> **WORK TO COMPLETE**:
Output each line exactly as it appears, skipping any embedded picture.

> **RAW DATA**:
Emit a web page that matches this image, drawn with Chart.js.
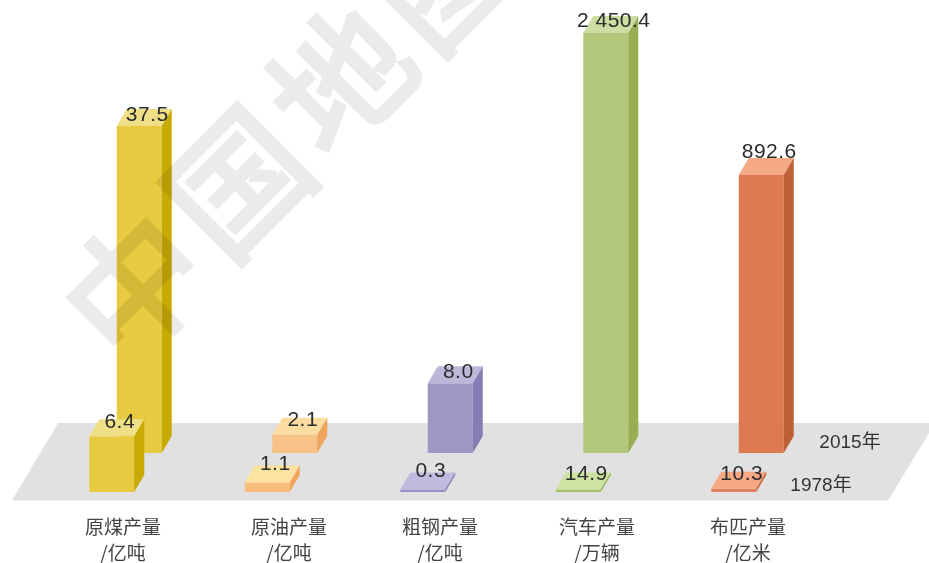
<!DOCTYPE html>
<html>
<head>
<meta charset="utf-8">
<title>1978 vs 2015</title>
<script src="https://cdn.jsdelivr.net/npm/chart.js@4"></script>
<style>
body { margin: 0; background: #fff; }
canvas { display: block; }
</style>
</head>
<body>
<canvas id="myChart" width="929" height="563"></canvas>
<script>
// values
const categories = ['原煤产量', '原油产量', '粗钢产量', '汽车产量', '布匹产量'];
const units = ['/亿吨', '/亿吨', '/亿吨', '/万辆', '/亿米'];
const values1978 = [6.4, 1.1, 0.3, 14.9, 10.3];
const values2015 = [37.5, 2.1, 8.0, 2450.4, 892.6];
const unitGroups = ['ton', 'ton', 'ton', 'car', 'cloth'];

// where the name labels sit on the slot axis
const labelSlots = [-0.016, 1.051, 2.022, 3.032, 4.003];

// colours: front, top, side
const front1978 = ['#e7ca3f', '#f8bd7c', '#9c91c6', '#a3c267', '#de8159'];
const top1978 = ['#efdf87', '#fde2a0', '#c2bade', '#cde3a2', '#f5a983'];
const side1978 = ['#c7aa03', '#f0a45c', '#8478b6', '#8fb04e', '#c9643c'];
const front2015 = ['#e7ca3f', '#f8c187', '#a096c4', '#b4c87d', '#dd7a51'];
const top2015 = ['#efdf87', '#fcdca0', '#bfb7da', '#cddda3', '#f6a985'];
const side2015 = ['#c7aa03', '#f0a55f', '#877bb4', '#97ae51', '#bf5f38'];

// how far the number sits above each bar
const lift1978 = [14, 18, 18, 15, 15];
const lift2015 = [11, 14, 11, 12, 23];

const plotBottom = 510;
const baseFront = 492;
const baseBack = 453;
const depthX = 10;
const depthY = 17;
const pxPerUnit = { ton: 8.72, car: 0.1714, cloth: 0.3114 };

function axisRange(unit, base) {
    return {
        type: 'linear',
        display: false,
        min: -(plotBottom - base) / pxPerUnit[unit],
        max: base / pxPerUnit[unit]
    };
}

function formatValue(v) {
    const parts = v.toFixed(1).split('.');
    return parts[0].replace(/\B(?=(\d{3})+$)/g, ' ') + '.' + parts[1];
}

// one dataset per row and unit, the front row first so it lands on top
const datasets = [];
[['1978', values1978, front1978, top1978, side1978, lift1978],
 ['2015', values2015, front2015, top2015, side2015, lift2015]].forEach(row => {
    ['ton', 'car', 'cloth'].forEach(unit => {
        datasets.push({
            label: row[0],
            yAxisID: unit + row[0],
            data: row[1].map((v, i) => unitGroups[i] === unit ? v : null),
            backgroundColor: row[2],
            topColors: row[3],
            sideColors: row[4],
            lifts: row[5],
            skipNull: true,
            categoryPercentage: 55 / 155.5,
            barPercentage: 45 / 27.5
        });
    });
});

function polygon(ctx, points, color) {
    ctx.fillStyle = color;
    ctx.beginPath();
    points.forEach((p, i) => i ? ctx.lineTo(p[0], p[1]) : ctx.moveTo(p[0], p[1]));
    ctx.closePath();
    ctx.fill();
}

// grey floor below the bars
const floorPlugin = {
    id: 'floor',
    beforeDatasetsDraw(chart) {
        polygon(chart.ctx, [[58, 423], [935, 423], [888, 500.5], [12, 500.5]], '#e1e1e1');
    }
};

// top and side faces of each bar
const facesPlugin = {
    id: 'faces',
    afterDatasetDraw(chart, args) {
        const ctx = chart.ctx;
        const ds = chart.data.datasets[args.index];
        args.meta.data.forEach((bar, i) => {
            if (ds.data[i] === null) return;
            const left = bar.x - bar.width / 2;
            const right = bar.x + bar.width / 2;
            polygon(ctx, [[left, bar.y], [left + depthX, bar.y - depthY], [right + depthX, bar.y - depthY], [right, bar.y]], ds.topColors[i]);
            polygon(ctx, [[right, bar.y], [right + depthX, bar.y - depthY], [right + depthX, bar.base - depthY], [right, bar.base]], ds.sideColors[i]);
        });
    }
};

// numbers, year names and the watermark
const textPlugin = {
    id: 'texts',
    afterDatasetsDraw(chart) {
        const ctx = chart.ctx;
        ctx.save();
        ctx.textAlign = 'center';
        ctx.textBaseline = 'middle';
        ctx.fillStyle = '#2b2b2b';
        ctx.font = '21px "Liberation Sans"';
        ctx.letterSpacing = '0.5px';
        chart.data.datasets.forEach((ds, d) => {
            chart.getDatasetMeta(d).data.forEach((bar, i) => {
                if (ds.data[i] === null) return;
                ctx.fillText(formatValue(ds.data[i]), bar.x + 8, bar.y - ds.lifts[i]);
            });
        });
        ctx.letterSpacing = '0px';
        ctx.fillStyle = '#333';
        ctx.font = '19px "Liberation Sans", "Noto Sans CJK SC"';
        ctx.fillText('2015年', 850, 443);
        ctx.fillText('1978年', 821, 486);
        ctx.restore();
    },
    afterDraw(chart) {
        // drawn apart first so the thickened strokes do not darken where they overlap
        const layer = document.createElement('canvas');
        layer.width = 929;
        layer.height = 563;
        const c = layer.getContext('2d');
        c.translate(293, 127);
        c.rotate(-Math.PI / 4);
        c.textAlign = 'center';
        c.textBaseline = 'middle';
        c.font = '135px "Noto Sans CJK SC"';
        c.letterSpacing = '11px';
        c.lineWidth = 5;
        c.fillText('中国地图', 0, 0);
        c.strokeText('中国地图', 0, 0);
        chart.ctx.save();
        chart.ctx.globalAlpha = 0.08;
        chart.ctx.drawImage(layer, 0, 0);
        chart.ctx.restore();
    }
};

new Chart(document.getElementById('myChart'), {
    type: 'bar',
    data: { labels: categories, datasets: datasets },
    plugins: [floorPlugin, facesPlugin, textPlugin],
    options: {
        responsive: false,
        animation: false,
        layout: { padding: { left: 47.75, right: 103.75, top: 0, bottom: 0 } },
        plugins: { legend: { display: false }, tooltip: { enabled: false } },
        scales: {
            x: { type: 'category', display: false },
            xNames: {
                type: 'linear',
                axis: 'x',
                position: 'bottom',
                bounds: 'data',
                offset: false,
                min: -0.5,
                max: 4.5,
                grid: { display: false, drawTicks: false },
                border: { display: false },
                afterBuildTicks(scale) {
                    scale.ticks = labelSlots.map(value => ({ value: value }));
                },
                afterFit(scale) {
                    scale.height = 563 - plotBottom;
                },
                ticks: {
                    autoSkip: false,
                    maxRotation: 0,
                    padding: 3,
                    color: '#444',
                    font: { family: '"Noto Sans CJK SC"', size: 19, lineHeight: 1.4 },
                    callback(value, index) {
                        return [categories[index], units[index]];
                    }
                }
            },
            ton1978: axisRange('ton', baseFront),
            car1978: axisRange('car', baseFront),
            cloth1978: axisRange('cloth', baseFront),
            ton2015: axisRange('ton', baseBack),
            car2015: axisRange('car', baseBack),
            cloth2015: axisRange('cloth', baseBack)
        }
    }
});
</script>
</body>
</html>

> **ANSWER FOR THIS EXERCISE**:
Emit a web page that matches this image, drawn with Chart.js.
<!DOCTYPE html>
<html>
<head>
<meta charset="utf-8">
<title>1978 vs 2015</title>
<script src="https://cdn.jsdelivr.net/npm/chart.js@4"></script>
<style>
body { margin: 0; background: #fff; }
canvas { display: block; }
</style>
</head>
<body>
<canvas id="myChart" width="929" height="563"></canvas>
<script>
// values
const categories = ['原煤产量', '原油产量', '粗钢产量', '汽车产量', '布匹产量'];
const units = ['/亿吨', '/亿吨', '/亿吨', '/万辆', '/亿米'];
const values1978 = [6.4, 1.1, 0.3, 14.9, 10.3];
const values2015 = [37.5, 2.1, 8.0, 2450.4, 892.6];
const unitGroups = ['ton', 'ton', 'ton', 'car', 'cloth'];

// where the name labels sit on the slot axis
const labelSlots = [-0.016, 1.051, 2.022, 3.032, 4.003];

// colours: front, top, side
const front1978 = ['#e7ca3f', '#f8bd7c', '#9c91c6', '#a3c267', '#de8159'];
const top1978 = ['#efdf87', '#fde2a0', '#c2bade', '#cde3a2', '#f5a983'];
const side1978 = ['#c7aa03', '#f0a45c', '#8478b6', '#8fb04e', '#c9643c'];
const front2015 = ['#e7ca3f', '#f8c187', '#a096c4', '#b4c87d', '#dd7a51'];
const top2015 = ['#efdf87', '#fcdca0', '#bfb7da', '#cddda3', '#f6a985'];
const side2015 = ['#c7aa03', '#f0a55f', '#877bb4', '#97ae51', '#bf5f38'];

// how far the number sits above each bar
const lift1978 = [14, 18, 18, 15, 15];
const lift2015 = [11, 14, 11, 12, 23];

const plotBottom = 510;
const baseFront = 492;
const baseBack = 453;
const depthX = 10;
const depthY = 17;
const pxPerUnit = { ton: 8.72, car: 0.1714, cloth: 0.3114 };

function axisRange(unit, base) {
    return {
        type: 'linear',
        display: false,
        min: -(plotBottom - base) / pxPerUnit[unit],
        max: base / pxPerUnit[unit]
    };
}

function formatValue(v) {
    const parts = v.toFixed(1).split('.');
    return parts[0].replace(/\B(?=(\d{3})+$)/g, ' ') + '.' + parts[1];
}

// one dataset per row and unit, the front row first so it lands on top
const datasets = [];
[['1978', values1978, front1978, top1978, side1978, lift1978],
 ['2015', values2015, front2015, top2015, side2015, lift2015]].forEach(row => {
    ['ton', 'car', 'cloth'].forEach(unit => {
        datasets.push({
            label: row[0],
            yAxisID: unit + row[0],
            data: row[1].map((v, i) => unitGroups[i] === unit ? v : null),
            backgroundColor: row[2],
            topColors: row[3],
            sideColors: row[4],
            lifts: row[5],
            skipNull: true,
            categoryPercentage: 55 / 155.5,
            barPercentage: 45 / 27.5
        });
    });
});

function polygon(ctx, points, color) {
    ctx.fillStyle = color;
    ctx.beginPath();
    points.forEach((p, i) => i ? ctx.lineTo(p[0], p[1]) : ctx.moveTo(p[0], p[1]));
    ctx.closePath();
    ctx.fill();
}

// grey floor below the bars
const floorPlugin = {
    id: 'floor',
    beforeDatasetsDraw(chart) {
        polygon(chart.ctx, [[58, 423], [935, 423], [888, 500.5], [12, 500.5]], '#e1e1e1');
    }
};

// top and side faces of each bar
const facesPlugin = {
    id: 'faces',
    afterDatasetDraw(chart, args) {
        const ctx = chart.ctx;
        const ds = chart.data.datasets[args.index];
        args.meta.data.forEach((bar, i) => {
            if (ds.data[i] === null) return;
            const left = bar.x - bar.width / 2;
            const right = bar.x + bar.width / 2;
            polygon(ctx, [[left, bar.y], [left + depthX, bar.y - depthY], [right + depthX, bar.y - depthY], [right, bar.y]], ds.topColors[i]);
            polygon(ctx, [[right, bar.y], [right + depthX, bar.y - depthY], [right + depthX, bar.base - depthY], [right, bar.base]], ds.sideColors[i]);
        });
    }
};

// numbers, year names and the watermark
const textPlugin = {
    id: 'texts',
    afterDatasetsDraw(chart) {
        const ctx = chart.ctx;
        ctx.save();
        ctx.textAlign = 'center';
        ctx.textBaseline = 'middle';
        ctx.fillStyle = '#2b2b2b';
        ctx.font = '21px "Liberation Sans"';
        ctx.letterSpacing = '0.5px';
        chart.data.datasets.forEach((ds, d) => {
            chart.getDatasetMeta(d).data.forEach((bar, i) => {
                if (ds.data[i] === null) return;
                ctx.fillText(formatValue(ds.data[i]), bar.x + 8, bar.y - ds.lifts[i]);
            });
        });
        ctx.letterSpacing = '0px';
        ctx.fillStyle = '#333';
        ctx.font = '19px "Liberation Sans", "Noto Sans CJK SC"';
        ctx.fillText('2015年', 850, 443);
        ctx.fillText('1978年', 821, 486);
        ctx.restore();
    },
    afterDraw(chart) {
        // drawn apart first so the thickened strokes do not darken where they overlap
        const layer = document.createElement('canvas');
        layer.width = 929;
        layer.height = 563;
        const c = layer.getContext('2d');
        c.translate(293, 127);
        c.rotate(-Math.PI / 4);
        c.textAlign = 'center';
        c.textBaseline = 'middle';
        c.font = '135px "Noto Sans CJK SC"';
        c.letterSpacing = '11px';
        c.lineWidth = 5;
        c.fillText('中国地图', 0, 0);
        c.strokeText('中国地图', 0, 0);
        chart.ctx.save();
        chart.ctx.globalAlpha = 0.08;
        chart.ctx.drawImage(layer, 0, 0);
        chart.ctx.restore();
    }
};

new Chart(document.getElementById('myChart'), {
    type: 'bar',
    data: { labels: categories, datasets: datasets },
    plugins: [floorPlugin, facesPlugin, textPlugin],
    options: {
        responsive: false,
        animation: false,
        layout: { padding: { left: 47.75, right: 103.75, top: 0, bottom: 0 } },
        plugins: { legend: { display: false }, tooltip: { enabled: false } },
        scales: {
            x: { type: 'category', display: false },
            xNames: {
                type: 'linear',
                axis: 'x',
                position: 'bottom',
                bounds: 'data',
                offset: false,
                min: -0.5,
                max: 4.5,
                grid: { display: false, drawTicks: false },
                border: { display: false },
                afterBuildTicks(scale) {
                    scale.ticks = labelSlots.map(value => ({ value: value }));
                },
                afterFit(scale) {
                    scale.height = 563 - plotBottom;
                },
                ticks: {
                    autoSkip: false,
                    maxRotation: 0,
                    padding: 3,
                    color: '#444',
                    font: { family: '"Noto Sans CJK SC"', size: 19, lineHeight: 1.4 },
                    callback(value, index) {
                        return [categories[index], units[index]];
                    }
                }
            },
            ton1978: axisRange('ton', baseFront),
            car1978: axisRange('car', baseFront),
            cloth1978: axisRange('cloth', baseFront),
            ton2015: axisRange('ton', baseBack),
            car2015: axisRange('car', baseBack),
            cloth2015: axisRange('cloth', baseBack)
        }
    }
});
</script>
</body>
</html>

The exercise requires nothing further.